» What is being asked
Please quote exactly the opening lines of the data, from the first line to the one where "plt.rcParams['font.family'] = 'DejaVu" appears.

» Data lines

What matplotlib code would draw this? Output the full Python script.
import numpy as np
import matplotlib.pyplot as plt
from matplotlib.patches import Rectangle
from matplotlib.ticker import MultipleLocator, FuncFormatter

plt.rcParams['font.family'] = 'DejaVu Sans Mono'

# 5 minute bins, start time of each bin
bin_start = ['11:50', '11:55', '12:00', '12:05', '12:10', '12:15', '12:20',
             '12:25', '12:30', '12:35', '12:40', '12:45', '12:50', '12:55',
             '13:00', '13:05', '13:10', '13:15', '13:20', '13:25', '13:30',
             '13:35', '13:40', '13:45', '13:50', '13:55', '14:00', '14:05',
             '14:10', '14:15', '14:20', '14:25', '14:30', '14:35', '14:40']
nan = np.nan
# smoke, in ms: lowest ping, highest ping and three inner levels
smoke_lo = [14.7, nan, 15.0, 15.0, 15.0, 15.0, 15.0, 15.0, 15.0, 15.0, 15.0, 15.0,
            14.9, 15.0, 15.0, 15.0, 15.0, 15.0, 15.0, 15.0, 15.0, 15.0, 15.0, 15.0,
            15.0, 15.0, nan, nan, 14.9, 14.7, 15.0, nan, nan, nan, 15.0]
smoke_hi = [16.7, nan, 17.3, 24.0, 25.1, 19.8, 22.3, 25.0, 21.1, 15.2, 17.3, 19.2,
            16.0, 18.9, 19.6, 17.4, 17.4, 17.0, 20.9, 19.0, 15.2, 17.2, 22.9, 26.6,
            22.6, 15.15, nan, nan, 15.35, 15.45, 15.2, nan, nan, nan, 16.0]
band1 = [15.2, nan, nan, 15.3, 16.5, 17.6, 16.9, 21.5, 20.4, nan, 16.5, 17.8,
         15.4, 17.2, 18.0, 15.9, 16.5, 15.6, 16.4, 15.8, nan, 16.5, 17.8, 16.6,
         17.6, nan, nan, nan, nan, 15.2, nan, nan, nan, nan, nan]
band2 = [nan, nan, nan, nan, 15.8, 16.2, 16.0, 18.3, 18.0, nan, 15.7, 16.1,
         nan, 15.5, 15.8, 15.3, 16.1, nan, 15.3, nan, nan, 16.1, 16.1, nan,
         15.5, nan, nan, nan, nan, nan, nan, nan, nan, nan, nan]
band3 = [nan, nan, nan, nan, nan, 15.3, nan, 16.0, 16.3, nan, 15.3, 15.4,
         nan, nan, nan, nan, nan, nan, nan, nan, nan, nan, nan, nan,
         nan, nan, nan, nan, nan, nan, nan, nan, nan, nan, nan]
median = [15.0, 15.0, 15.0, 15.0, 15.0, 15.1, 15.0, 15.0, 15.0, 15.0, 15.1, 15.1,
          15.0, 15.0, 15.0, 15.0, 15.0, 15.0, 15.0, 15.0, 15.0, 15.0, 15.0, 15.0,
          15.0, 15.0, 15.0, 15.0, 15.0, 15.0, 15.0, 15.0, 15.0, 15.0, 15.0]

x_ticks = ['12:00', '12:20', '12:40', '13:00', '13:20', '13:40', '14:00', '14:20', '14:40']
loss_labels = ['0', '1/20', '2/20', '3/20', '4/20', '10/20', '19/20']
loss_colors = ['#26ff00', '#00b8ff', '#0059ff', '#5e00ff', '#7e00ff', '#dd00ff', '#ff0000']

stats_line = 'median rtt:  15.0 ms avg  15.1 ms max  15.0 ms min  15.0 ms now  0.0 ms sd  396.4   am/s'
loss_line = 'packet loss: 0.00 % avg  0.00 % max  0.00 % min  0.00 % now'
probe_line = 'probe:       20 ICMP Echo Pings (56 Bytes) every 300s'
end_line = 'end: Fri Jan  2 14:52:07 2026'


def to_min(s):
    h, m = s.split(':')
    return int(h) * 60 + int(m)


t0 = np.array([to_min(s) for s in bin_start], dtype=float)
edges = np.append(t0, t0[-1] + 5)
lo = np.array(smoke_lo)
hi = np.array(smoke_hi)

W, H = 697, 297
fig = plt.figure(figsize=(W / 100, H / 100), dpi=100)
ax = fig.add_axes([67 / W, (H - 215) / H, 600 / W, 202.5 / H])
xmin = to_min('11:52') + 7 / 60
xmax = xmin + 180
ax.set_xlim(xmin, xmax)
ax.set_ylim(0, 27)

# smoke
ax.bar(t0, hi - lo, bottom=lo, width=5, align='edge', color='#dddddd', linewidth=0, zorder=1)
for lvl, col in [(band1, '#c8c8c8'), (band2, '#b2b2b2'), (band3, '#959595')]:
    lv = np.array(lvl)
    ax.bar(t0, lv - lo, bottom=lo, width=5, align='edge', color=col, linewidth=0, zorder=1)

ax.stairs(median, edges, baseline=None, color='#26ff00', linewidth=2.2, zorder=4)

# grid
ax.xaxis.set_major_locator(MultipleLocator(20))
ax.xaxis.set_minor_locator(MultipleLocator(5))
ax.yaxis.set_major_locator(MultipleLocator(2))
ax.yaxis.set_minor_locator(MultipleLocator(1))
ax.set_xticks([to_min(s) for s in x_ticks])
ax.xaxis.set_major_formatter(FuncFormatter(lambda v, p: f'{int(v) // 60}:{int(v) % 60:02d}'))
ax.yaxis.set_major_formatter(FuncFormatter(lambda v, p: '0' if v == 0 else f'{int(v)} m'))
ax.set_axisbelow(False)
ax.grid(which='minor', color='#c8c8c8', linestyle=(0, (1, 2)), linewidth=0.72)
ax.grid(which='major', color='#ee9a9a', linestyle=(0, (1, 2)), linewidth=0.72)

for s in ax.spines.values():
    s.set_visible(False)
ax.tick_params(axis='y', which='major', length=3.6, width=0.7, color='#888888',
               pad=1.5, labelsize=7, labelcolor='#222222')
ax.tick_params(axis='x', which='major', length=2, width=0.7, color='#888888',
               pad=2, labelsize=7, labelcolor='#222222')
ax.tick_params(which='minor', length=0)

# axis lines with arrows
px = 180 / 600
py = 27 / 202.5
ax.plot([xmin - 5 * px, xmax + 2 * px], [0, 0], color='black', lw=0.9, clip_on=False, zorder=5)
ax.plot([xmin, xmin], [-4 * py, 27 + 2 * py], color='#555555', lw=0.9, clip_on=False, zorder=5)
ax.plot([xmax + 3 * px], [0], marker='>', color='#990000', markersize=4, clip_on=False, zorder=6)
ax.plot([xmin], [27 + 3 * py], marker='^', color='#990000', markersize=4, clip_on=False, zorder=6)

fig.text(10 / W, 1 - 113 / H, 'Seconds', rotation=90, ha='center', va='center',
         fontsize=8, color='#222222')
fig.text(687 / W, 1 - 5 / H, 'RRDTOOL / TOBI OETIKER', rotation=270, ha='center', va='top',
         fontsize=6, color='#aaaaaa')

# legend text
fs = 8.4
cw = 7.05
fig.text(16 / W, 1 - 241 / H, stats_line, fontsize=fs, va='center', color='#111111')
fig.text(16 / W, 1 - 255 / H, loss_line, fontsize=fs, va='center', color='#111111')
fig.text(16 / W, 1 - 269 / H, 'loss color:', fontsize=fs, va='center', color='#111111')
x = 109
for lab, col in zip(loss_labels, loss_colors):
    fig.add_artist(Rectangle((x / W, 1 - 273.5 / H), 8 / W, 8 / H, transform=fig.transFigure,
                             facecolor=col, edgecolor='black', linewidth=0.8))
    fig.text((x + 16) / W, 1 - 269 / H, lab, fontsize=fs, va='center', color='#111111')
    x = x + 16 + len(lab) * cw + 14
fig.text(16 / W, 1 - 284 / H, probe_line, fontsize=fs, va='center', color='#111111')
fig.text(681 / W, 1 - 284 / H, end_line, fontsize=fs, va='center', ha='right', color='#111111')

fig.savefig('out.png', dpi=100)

» Solution
What matplotlib code would draw this? Output the full Python script.
import numpy as np
import matplotlib.pyplot as plt
from matplotlib.patches import Rectangle
from matplotlib.ticker import MultipleLocator, FuncFormatter

plt.rcParams['font.family'] = 'DejaVu Sans Mono'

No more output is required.